Reste le point très délicat des victimes qu’Elser ne visait pas dans l’attentat. Catastrophe psychologique pour Georg, une torture de chaque instant, probablement aussi difficile à supporter que la torture physique pour lui faire reconnaître les faits. On remarque d’ailleurs que cette torture est aussi difficile à endurer pour lui que pour la jeune femme qui fait office de greffière lors des interrogatoires. Bien entendu, les Nazis se montrent capables de comportements où il n’est plus question d’humanité, mais ce n’est pas un scoop. Pour enfoncer le clou (le peuple allemand n’en a visiblement pas fini avec son sentiment de culpabilité vis-à-vis du gâchis humain provoqué par cette guerre), le réalisateur de La chute montre l’exécution de Nebe et c’est glaçant.
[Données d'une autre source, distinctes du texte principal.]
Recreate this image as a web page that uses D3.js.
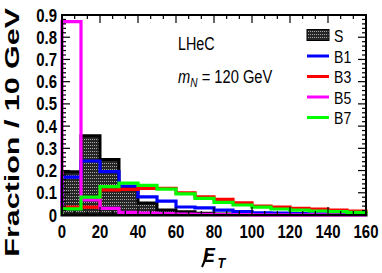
<!DOCTYPE html>
<meta charset="utf-8">
<style>
    body { margin: 0; background: #fff; }
    text { font-family: "Liberation Sans", Arial, sans-serif; }
    .hist { fill: none; stroke-width: 3.2px; }
</style>
<svg width="382" height="273"></svg>
<script src="https://d3js.org/d3.v7.min.js"></script>
<script>

    // bins of 10 GeV from 0 to 160
    var binEdges = d3.range(0, 170, 10);
    var sigS = [0.195, 0.357, 0.25, 0.12, 0.054, 0.022, 0.015, 0.008, 0.005, 0.003, 0.002, 0.001, 0.001, 0.0005, 0.0005, 0.0003];
    var bkgB1 = [0.17, 0.243, 0.195, 0.13, 0.082, 0.062, 0.036, 0.032, 0.022, 0.015, 0.01, 0.008, 0.006, 0.005, 0.004, 0.003];
    var bkgB3 = [0.035, 0.035, 0.113, 0.115, 0.12, 0.12, 0.1, 0.082, 0.07, 0.055, 0.04, 0.035, 0.03, 0.027, 0.022, 0.018];
    var bkgB5 = [0.87, 0.068, 0.03, 0.012, 0.008, 0.006, 0.004, 0.003, 0.002, 0.002, 0.001, 0.001, 0.001, 0.001, 0.001, 0.001];
    var bkgB7 = [0.028, 0.08, 0.128, 0.143, 0.133, 0.116, 0.095, 0.075, 0.057, 0.045, 0.035, 0.027, 0.022, 0.018, 0.015, 0.012];

    var xTicks = [0, 20, 40, 60, 80, 100, 120, 140, 160];
    var yTicks = [0, 0.1, 0.2, 0.3, 0.4, 0.5, 0.6, 0.7, 0.8, 0.9];

    var lines = [
        {name: "B1", values: bkgB1, color: "#0000ff"},
        {name: "B3", values: bkgB3, color: "#ff0000"},
        {name: "B5", values: bkgB5, color: "#ff00ff"},
        {name: "B7", values: bkgB7, color: "#00ff00"}
    ];

    var svg = d3.select("svg");
    var x = d3.scaleLinear().domain([0, 160]).range([62, 366]);
    var y = d3.scaleLinear().domain([0, 0.9]).range([215, 15]);

    // ROOT style hatch for the signal
    var pat = svg.append("defs").append("pattern")
        .attr("id", "hatch")
        .attr("patternUnits", "userSpaceOnUse")
        .attr("width", 2).attr("height", 3);
    pat.append("rect").attr("width", 2).attr("height", 3).attr("fill", "#262626");
    pat.append("rect").attr("x", 0).attr("y", 1).attr("width", 1).attr("height", 1).attr("fill", "#a8a8a8");

    function stepPath(vals) {
        var p = d3.path();
        p.moveTo(x(0), y(0));
        vals.forEach(function (v, i) {
            p.lineTo(x(binEdges[i]), y(v));
            p.lineTo(x(binEdges[i + 1]), y(v));
        });
        p.lineTo(x(160), y(0));
        return p.toString();
    }

    // signal filled histogram
    svg.append("path")
        .attr("d", stepPath(sigS) + "Z")
        .attr("fill", "url(#hatch)")
        .attr("stroke", "#000")
        .attr("stroke-width", 3);

    svg.append("g").selectAll("path")
        .data(lines)
        .enter().append("path")
        .attr("class", "hist")
        .attr("d", function (d) { return stepPath(d.values); })
        .attr("stroke", function (d) { return d.color; });

    // frame
    svg.append("rect")
        .attr("x", x(0)).attr("y", y(0.9))
        .attr("width", x(160) - x(0)).attr("height", y(0) - y(0.9))
        .attr("fill", "none").attr("stroke", "#000").attr("stroke-width", 2);

    // ticks on all four sides
    var ticksG = svg.append("g").attr("stroke", "#000").attr("stroke-width", 1.2);
    var yMinor = d3.range(0, 0.9001, 0.02);
    ticksG.selectAll(".yl").data(yMinor).enter().append("line")
        .attr("x1", x(0)).attr("x2", function (d, i) { return x(0) + (i % 5 === 0 ? 8 : 4); })
        .attr("y1", function (d) { return y(d); }).attr("y2", function (d) { return y(d); });
    ticksG.selectAll(".yr").data(yMinor).enter().append("line")
        .attr("x1", x(160)).attr("x2", function (d, i) { return x(160) - (i % 5 === 0 ? 8 : 4); })
        .attr("y1", function (d) { return y(d); }).attr("y2", function (d) { return y(d); });
    var xMinor = d3.range(0, 160.01, 20 / 3);
    ticksG.selectAll(".xt").data(xMinor).enter().append("line")
        .attr("x1", function (d) { return x(d); }).attr("x2", function (d) { return x(d); })
        .attr("y1", y(0.9)).attr("y2", function (d, i) { return y(0.9) + (i % 3 === 0 ? 8 : 4); });
    ticksG.selectAll(".xb").data(xMinor).enter().append("line")
        .attr("x1", function (d) { return x(d); }).attr("x2", function (d) { return x(d); })
        .attr("y1", y(0)).attr("y2", function (d, i) { return y(0) - (i % 3 === 0 ? 8 : 4); });

    // tick labels
    svg.append("g").selectAll("text").data(yTicks).enter().append("text")
        .attr("transform", function (d) { return "translate(57," + (y(d) + 6.5) + ") scale(0.83,1)"; })
        .attr("text-anchor", "end")
        .attr("font-weight", "bold").attr("font-size", 18)
        .text(function (d) { return d === 0 ? "0" : d3.format(".1f")(d); });

    svg.append("g").selectAll("text").data(xTicks).enter().append("text")
        .attr("transform", function (d) { return "translate(" + x(d) + ",238) scale(0.83,1)"; })
        .attr("text-anchor", "middle")
        .attr("font-weight", "bold").attr("font-size", 18)
        .text(function (d) { return d; });

    // axis titles
    svg.append("text")
        .attr("transform", "translate(19,8) rotate(-90) scale(1.45,1)")
        .attr("text-anchor", "end")
        .attr("font-weight", "bold").attr("font-size", 21)
        .text("Fraction / 10 GeV");

    // missing E_T : E with a slash stroke
    var xt = svg.append("g").attr("transform", "translate(203,262) scale(0.85,1)");
    xt.append("text").attr("font-weight", "bold").attr("font-style", "italic").attr("font-size", 21).text("E");
    xt.append("text").attr("x", 17).attr("y", 6).attr("font-weight", "bold").attr("font-style", "italic").attr("font-size", 15).text("T");
    svg.append("line")
        .attr("x1", 202).attr("y1", 267).attr("x2", 208).attr("y2", 253)
        .attr("stroke", "#000").attr("stroke-width", 2);

    // labels
    svg.append("text")
        .attr("transform", "translate(178,50) scale(0.82,1)")
        .attr("font-size", 17.5).text("LHeC");
    var mt = svg.append("text")
        .attr("transform", "translate(178,83) scale(0.84,1)")
        .attr("font-size", 17.5);
    mt.append("tspan").attr("font-style", "italic").text("m");
    mt.append("tspan").attr("font-style", "italic").attr("font-size", 12).attr("dy", 4).text("N");
    mt.append("tspan").attr("dy", -4).text(" = 120 GeV");

    // legend
    var legY = [35, 56, 76.5, 97, 117.5];
    svg.append("rect")
        .attr("x", 307).attr("y", legY[0] - 5.5).attr("width", 22).attr("height", 11)
        .attr("fill", "url(#hatch)").attr("stroke", "#000").attr("stroke-width", 1);
    svg.append("text")
        .attr("transform", "translate(334," + (legY[0] + 6.5) + ") scale(0.88,1)")
        .attr("font-size", 16).text("S");
    lines.forEach(function (d, i) {
        svg.append("line")
            .attr("x1", 307).attr("x2", 329)
            .attr("y1", legY[i + 1]).attr("y2", legY[i + 1])
            .attr("stroke", d.color).attr("stroke-width", 3);
        svg.append("text")
            .attr("transform", "translate(334," + (legY[i + 1] + 6.5) + ") scale(0.88,1)")
            .attr("font-size", 16).text(d.name);
    });

</script>
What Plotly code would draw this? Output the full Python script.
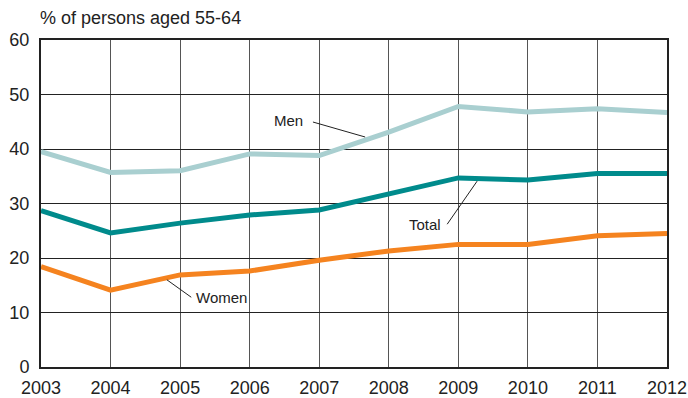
import plotly.graph_objects as go

years = [2003, 2004, 2005, 2006, 2007, 2008, 2009, 2010, 2011, 2012]
men = [39.5, 35.7, 36.0, 39.1, 38.8, 43.1, 47.8, 46.8, 47.4, 46.7]
total = [28.7, 24.6, 26.4, 27.9, 28.8, 31.7, 34.7, 34.3, 35.5, 35.5]
women = [18.4, 14.1, 16.9, 17.6, 19.6, 21.3, 22.5, 22.5, 24.1, 24.5]

FONT = "Liberation Sans, Arial, sans-serif"

fig = go.Figure()
fig.add_trace(go.Scatter(x=years, y=men, mode="lines", name="Men",
                         line=dict(color="#a9cfd0", width=5)))
fig.add_trace(go.Scatter(x=years, y=total, mode="lines", name="Total",
                         line=dict(color="#008b8c", width=5)))
fig.add_trace(go.Scatter(x=years, y=women, mode="lines", name="Women",
                         line=dict(color="#f5831f", width=5)))

# leader lines for labels
leaders = [
    ((2006.91, 44.95), (2007.66, 42.2)),
    ((2008.84, 26.2), (2009.27, 34.1)),
    ((2004.81, 16.0), (2005.16, 12.8)),
]
for (x0, y0), (x1, y1) in leaders:
    fig.add_shape(type="line", x0=x0, y0=y0, x1=x1, y1=y1, xref="x", yref="y",
                  line=dict(color="#222222", width=1))

labels = [
    ("Men", 2006.80, 45.3, "right"),
    ("Total", 2008.78, 26.2, "right"),
    ("Women", 2005.20, 12.8, "left"),
]
for txt, x, y, anc in labels:
    fig.add_annotation(x=x, y=y, text=txt, showarrow=False, xanchor=anc,
                       yanchor="middle", font=dict(size=15, color="#222222", family=FONT))

fig.add_annotation(text="% of persons aged 55-64", xref="paper", yref="paper",
                   x=-0.005, y=1.0, yshift=22, xanchor="left", yanchor="middle",
                   showarrow=False, font=dict(size=18, color="#222222", family=FONT))

fig.update_xaxes(range=[2003, 2012], tickvals=years, ticktext=[str(y) for y in years],
                 showgrid=True, gridcolor="#555555", gridwidth=1, automargin=False,
                 showline=True, linecolor="#222222", linewidth=2, mirror=True,
                 zeroline=False, ticks="", ticklabelstandoff=3,
                 tickfont=dict(size=18, color="#222222", family=FONT))
fig.update_yaxes(range=[0, 60], tickvals=[0, 10, 20, 30, 40, 50, 60],
                 showgrid=True, gridcolor="#222222", gridwidth=1, automargin=False,
                 showline=True, linecolor="#222222", linewidth=2, mirror=True,
                 zeroline=False, ticks="", ticklabelstandoff=6,
                 tickfont=dict(size=18, color="#222222", family=FONT))

fig.update_layout(width=688, height=398, margin=dict(l=41, r=21, t=40, b=31, autoexpand=False),
                  plot_bgcolor="white", paper_bgcolor="white", showlegend=False,
                  font=dict(family=FONT))

# remove the default 8px body margin so the figure fills the window exactly
fig.write_html("out.html", config={"displayModeBar": False},
               post_script="document.body.style.margin='0';document.body.style.overflow='hidden';")
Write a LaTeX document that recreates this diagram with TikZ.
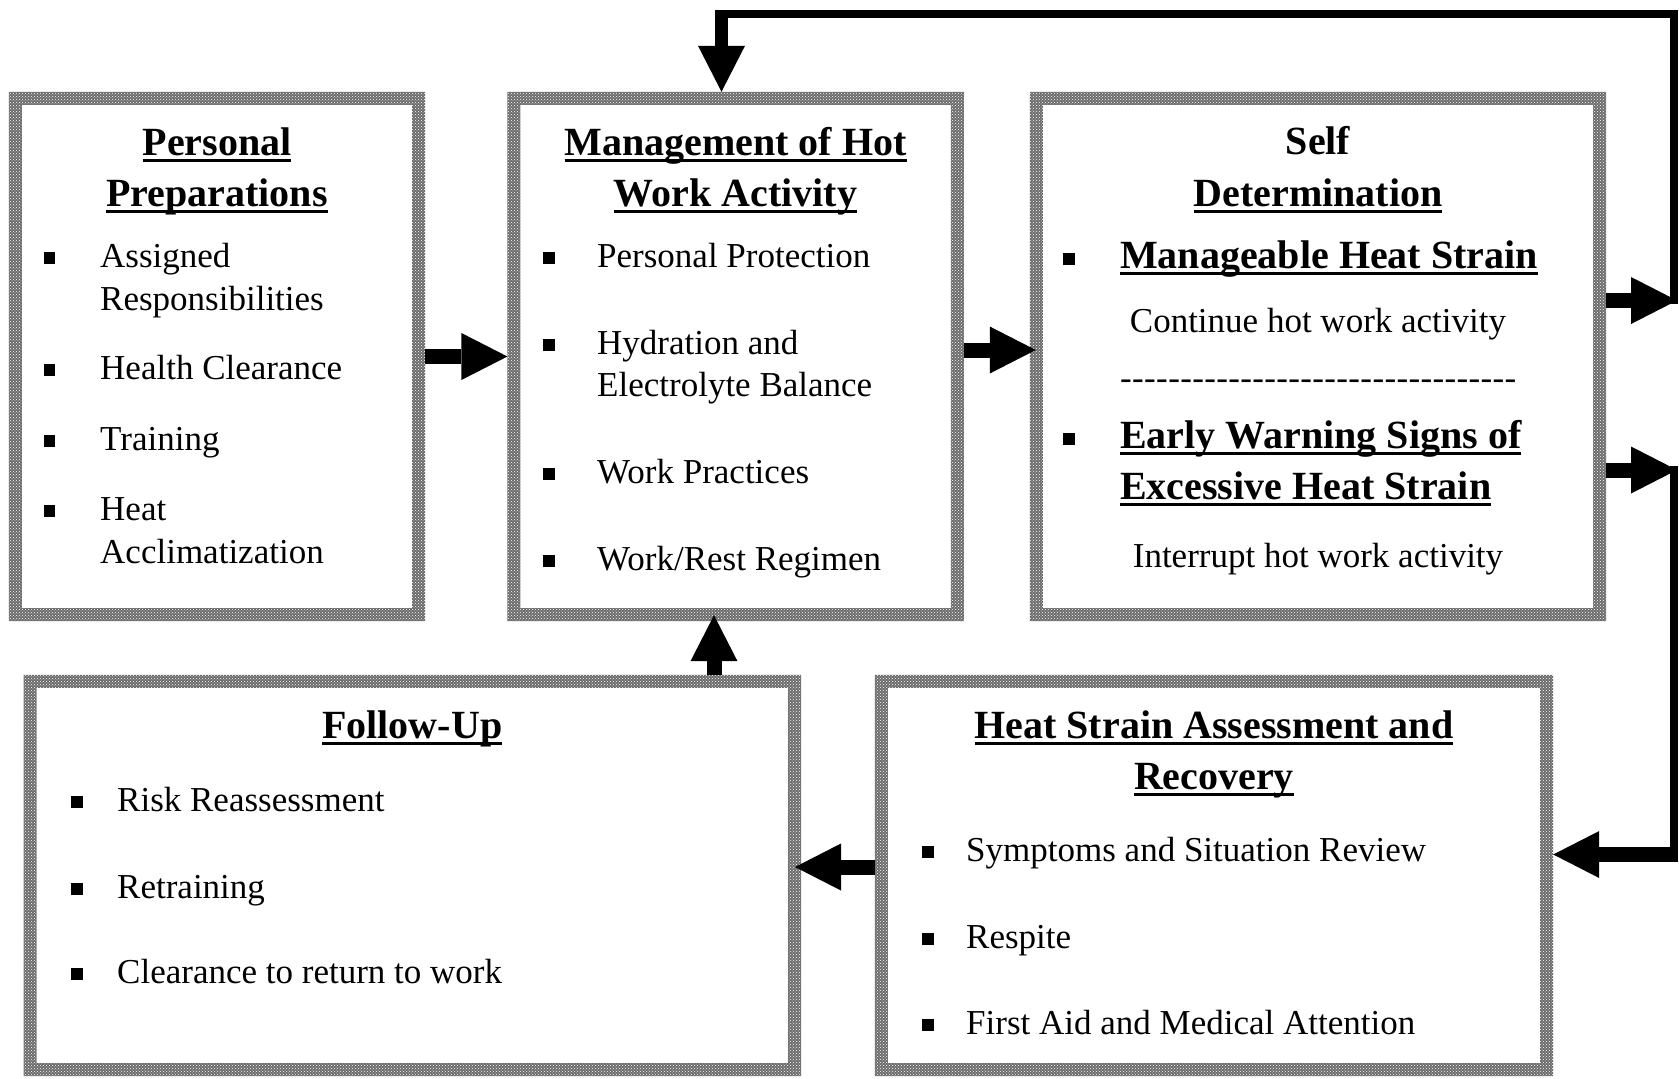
\documentclass[tikz,border=0pt]{standalone}
\usepackage{fontspec}
\setmainfont{Liberation Serif}
\usepackage{tikz}
\usetikzlibrary{arrows.meta}
\usetikzlibrary{patterns}

\newcommand{\sqb}{\rule[3.5pt]{11.5pt}{11.5pt}}
\newcommand{\ulhead}[1]{\setbox0\hbox{#1}\rlap{\rule[-6.5pt]{\wd0}{3pt}}\box0}
\newcommand{\bodyfont}{\fontsize{35}{42}\selectfont}
\newcommand{\headfont}{\fontsize{40}{48}\selectfont\bfseries}

\begin{document}
\begin{tikzpicture}[x=1pt,y=-1pt,
	hotbox/.style={inner sep=0pt,draw=none},
	frame/.style={even odd rule,fill=black!58,postaction={even odd rule,pattern=crosshatch dots,pattern color=white}},
	bigarrow/.style={line width=15pt,-{Triangle[width=47pt,length=46pt,line width=0pt]}},
	loopline/.style={line width=8pt},
	head/.style={inner sep=0pt,anchor=base,font=\headfont},
	txt/.style={inner sep=0pt,anchor=base west,font=\bodyfont},
	ctxt/.style={inner sep=0pt,anchor=base,font=\bodyfont}]
	\useasboundingbox (0,0) rectangle (1679,1079);

	% boxes
	\node[hotbox,minimum width=416pt,minimum height=529pt] (b1) at (217,356.5) {};
	\node[hotbox,minimum width=456pt,minimum height=529pt] (b2) at (735.6,356.5) {};
	\node[hotbox,minimum width=576pt,minimum height=529pt] (b3) at (1318,356.5) {};
	\node[hotbox,minimum width=777pt,minimum height=401pt] (b4) at (412.3,875.5) {};
	\node[hotbox,minimum width=678pt,minimum height=401pt] (b5) at (1214,875.5) {};
	\foreach \b in {b1,b2,b3,b4,b5}
		\fill[frame] (\b.north west) rectangle (\b.south east)
			([xshift=13pt,yshift=-13pt]\b.north west) rectangle ([xshift=-13pt,yshift=13pt]\b.south east);

	% Personal Preparations
	\node[head] (h1a) at (b1 |- 0,155) {\ulhead{Personal}};
	\node[head] (h1b) at (b1 |- 0,206) {\ulhead{Preparations}};
	\node[txt] (p1) at (100,267) {\llap{\sqb\hspace{45pt}}Assigned};
	\node[txt] (p1b) at (100,310) {Responsibilities};
	\node[txt] (p2) at (100,379) {\llap{\sqb\hspace{45pt}}Health Clearance};
	\node[txt] (p3) at (100,450) {\llap{\sqb\hspace{45pt}}Training};
	\node[txt] (p4) at (100,520) {\llap{\sqb\hspace{45pt}}Heat};
	\node[txt] (p4b) at (100,563) {Acclimatization};

	% Management of Hot Work Activity
	\node[head] (h2a) at (b2 |- 0,155) {\ulhead{Management of Hot}};
	\node[head] (h2b) at (b2 |- 0,206) {\ulhead{Work Activity}};
	\node[txt] (m1) at (597,267) {\llap{\sqb\hspace{42.5pt}}Personal Protection};
	\node[txt] (m2) at (597,354) {\llap{\sqb\hspace{42.5pt}}Hydration and};
	\node[txt] (m2b) at (597,396) {Electrolyte Balance};
	\node[txt] (m3) at (597,483) {\llap{\sqb\hspace{42.5pt}}Work Practices};
	\node[txt] (m4) at (597,570) {\llap{\sqb\hspace{42.5pt}}Work/Rest Regimen};

	% Self Determination
	\node[head] (h3a) at (b3 |- 0,154) {Self};
	\node[head] (h3b) at (b3 |- 0,206) {\ulhead{Determination}};
	\node[head,anchor=base west] (s1) at (1120,268) {\llap{\sqb\hspace{45.5pt}}\ulhead{Manageable Heat Strain}};
	\node[ctxt] (s1t) at (b3 |- 0,332) {Continue hot work activity};
	\node[txt] (sdash) at (1120,389) {\foreach \i in {1,...,33}{-\kern0.36pt}};
	\node[head,anchor=base west] (s2) at (1120,448) {\llap{\sqb\hspace{45.5pt}}\ulhead{Early Warning Signs of}};
	\node[head,anchor=base west] (s2b) at (1120,499) {\ulhead{Excessive Heat Strain}};
	\node[ctxt] (s2t) at (b3 |- 0,567) {Interrupt hot work activity};

	% Follow-Up
	\node[head] (h4) at (b4 |- 0,738) {\ulhead{Follow-Up}};
	\node[txt] (f1) at (117,811) {\llap{\sqb\hspace{34.5pt}}Risk Reassessment};
	\node[txt] (f2) at (117,898) {\llap{\sqb\hspace{34.5pt}}Retraining};
	\node[txt] (f3) at (117,983) {\llap{\sqb\hspace{34.5pt}}Clearance to return to work};

	% Heat Strain Assessment and Recovery
	\node[head] (h5a) at (b5 |- 0,738) {\ulhead{Heat Strain Assessment and}};
	\node[head] (h5b) at (b5 |- 0,789) {\ulhead{Recovery}};
	\node[txt] (r1) at (966,861) {\llap{\sqb\hspace{32.5pt}}Symptoms and Situation Review};
	\node[txt] (r2) at (966,948) {\llap{\sqb\hspace{32.5pt}}Respite};
	\node[txt] (r3) at (966,1034) {\llap{\sqb\hspace{32.5pt}}First Aid and Medical Attention};

	% arrows
	\coordinate (t1) at (1677,300.5);
	\coordinate (v1) at (1674,304);
	\coordinate (tl) at (721.5,13.5);
	\coordinate (t2) at (1677,470);
	\coordinate (v2) at (1674,466);
	\coordinate (c2) at (1674,854.5);
	\coordinate (up) at (714,0);

	\draw[bigarrow] (b1.east) -- (b2.west);
	\draw[bigarrow] ([yshift=6.5pt]b2.east) -- ([yshift=6.5pt,xshift=6pt]b3.west);
	\draw[bigarrow] ([yshift=56pt]b3.east) -- (t1);
	\draw[loopline] (v1) |- (tl);
	\draw[bigarrow,line width=13pt] ([yshift=3.5pt]tl) -- (tl |- b2.north);
	\draw[bigarrow] ([yshift=-113.5pt]b3.east) -- (t2);
	\draw[loopline] (v2) -- (c2);
	\draw[bigarrow] ([xshift=4pt]c2) -- (b5.east |- c2);
	\draw[bigarrow] ([yshift=8.5pt]b5.west) -- ([yshift=8.5pt,xshift=-6pt]b4.east);
	\draw[bigarrow] (up |- b4.north) -- ([yshift=6pt]up |- b2.south);
\end{tikzpicture}
\end{document}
Cas embarrassant, Elser a tardé à être reconnu comme Résistant. Il resta interné dans le camp de Dachau jusqu’en 1945. En un peu moins de 2 heures, Olivier Hirschbiegel lui rend hommage avec un film où l’émotion ne faiblit jamais, soutenue par des acteurs convaincants, donnant au spectateur de nombreux éléments pour comprendre ce qui s’est passé sans verser dans la facilité.